Elon Musk is no longer the world’s richest person alive. The Tesla founder and Twitter CEO was knocked off the top spot on Forbes’ 2023 billionaires list by fashion industry exec Bernard Arnault of France, who has a $211 billion fortune, the publication announced Tuesday. Following his $44 billion USD acquisition of Twitter, Musk’s wealth has declined to be worth $180 billion USD, which is $39 billion USD than his wealth last year.
The top spot has been awarded to Bernard Arnault, the chairman of French luxury goods giant LVMH. His net worth increased more than $50 billion in the past year to $211 billion. This shouldn’t come as a surprise to Musk, whose position wobbled on the Forbes ’ “Real-Time Billionaires” list, which is updated daily, for the past several months. He and Arnault often switch places.
However, Tuesday’s list tracks his wealth annually. Forbes explained that Musk’s wealth had fallen because his $44 billion Twitter purchase, funded by Tesla shares, scared investors and sent Tesla stock sinking sharply last year. Tesla gained much of those losses back this year but is still significantly lower than before Musk bought Twitter.

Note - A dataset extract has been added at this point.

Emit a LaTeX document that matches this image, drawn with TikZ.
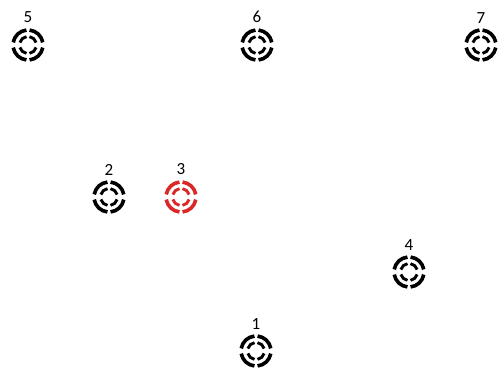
\documentclass[tikz,border=0pt]{standalone}
\usepackage{fontspec}
\setmainfont{Carlito}
\usetikzlibrary{positioning}
\definecolor{hitred}{RGB}{218,40,40}

\begin{document}
\begin{tikzpicture}[
    x=1pt, y=-1pt,
    target/.style={circle, minimum size=36pt, inner sep=0pt,
        path picture={
            \foreach \a/\s/\e in {0/10/84, 90/6/80, 180/10/84, 270/6/80} {
                \draw[#1, line width=3.6pt] ([shift={(\a+\s:15pt)}]path picture bounding box.center)
                    arc[start angle=\a+\s, end angle=\a+\e, radius=15pt];
            }
            \foreach \a/\s/\e in {0/17/80, 90/10/73, 180/17/80, 270/10/73} {
                \draw[#1, line width=2.9pt] ([shift={(\a+\s:8.5pt)}]path picture bounding box.center)
                    arc[start angle=\a+\s, end angle=\a+\e, radius=8.5pt];
            }
        }},
    tag/.style={inner sep=0pt, font=\fontsize{17}{20}\selectfont}
]
\useasboundingbox (0,0) rectangle (504,370);

\foreach \n/\x/\y/\c in {5/28/45/black, 6/257/45/black, 7/481/45/black,
                         2/109/197/black, 3/181/197/hitred,
                         4/409/272/black, 1/256/351/black} {
    \node[target=\c] (t\n) at (\x,\y) {};
    \node[tag, above=3.5pt of t\n] (l\n) {\n};
}

\end{tikzpicture}
\end{document}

Forbes said that “Musk has mostly tweeted himself out of the top spot on the ranks” because Tesla shares are down 50% since his Twitter takeover a year ago. SpaceX is a bright spot for the billionaire, the magazine notes since its valuation has increased $13 billion to $140 billion over the past year, CNN reported.
The 74-year-old CEO of LVMH, the parent company of over 70 high-end brands like Louis Vuitton, Christian Dior, Givenchy, Tiffany’s, Marc Jacobs, Sephora, Fenty Beauty, and more, added a whopping $53 billion to his net worth over the past 12 months — the largest jump of any billionaire this year, Forbes reported. Arnault claimed Musk’s number-one spot in last year’s list with $31 billion more than the 51-year-old SpaceX CEO.
For the past three years, he has been third on the Billionaires list behind Musk and Amazon founder Jeff Bezos. The Frenchman first made the Forbes list in 1997 when he was worth $3.1 billion and rose through the ranks in the years following until he hit the top five richest people in 2011. He has been the head of LVMH for roughly three decades and helped grow the luxury goods company’s revenue from $4 billion in 1989 to $86 billion last year, according to the outlet. Stock in the company soared 35% over the past year.
Forbes said that the total number of billionaires on this year’s list fell to 2,640 (down from 2,668), marking the second-straight year of decline. “It’s been another rare down year for the planet’s richest people,” said Chase Peterson-Withorn, Forbes senior editor of wealth, in a release. “Nearly half the list is poorer than they were 12 months ago, but a lucky few are billions — or even tens of billions — of dollars richer.”